If you prefer legislation to arson and perpetual unprovoked harassment, suit-and-tie Islamophobia is also on the rise. Walsh is joined by Michele Bachmann in promoting anti-Muslim policy—even the steady and rarely expressive Wolf Blitzer repudiated Bachmann’s “McCarthy-like” allegations against Huma Abedin, a long-time aide to Hillary Clinton. Anti-Sharia Law bills are popping up around the country—and getting signed into law. Brigitte Gabriel, head of ACT! For America and an ideological influence on Utoya shooter Anders Breivik, is promoting the Thin Blue Line project, ostensibly training local law enforcement to deal with the threat of radical Islam. If the past two weeks count for anything, it’s to say that the more pressing threat to the American people might be radical Islamophobia, not “radical Islam.”
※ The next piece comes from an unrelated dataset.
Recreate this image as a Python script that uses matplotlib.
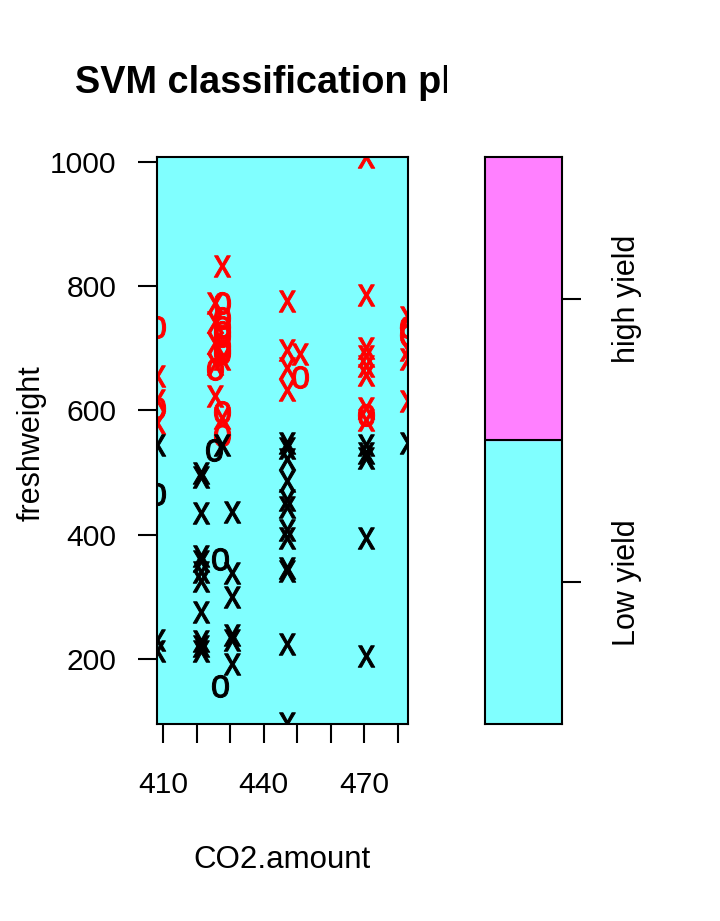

While the shooting at the Sikh gurudwara in Milwaukee, Wisconsin has temporarily re-sharpened the public’s senses toward prejudice against immigrants from South Asia and the Middle East, very little is being done to counteract the bigotry. In an attempt to be helpful (?), Chicago’s RedEye put together a useless and offensive “turban primer,” leading to a fantastic rebuke from the Angry Asian Man blog. While the antics of hotheads like Walsh and Bachmann might make Islamophobia seem comical or fringe, it bears repeating that they are playing to a prejudice taking root in communities across the country.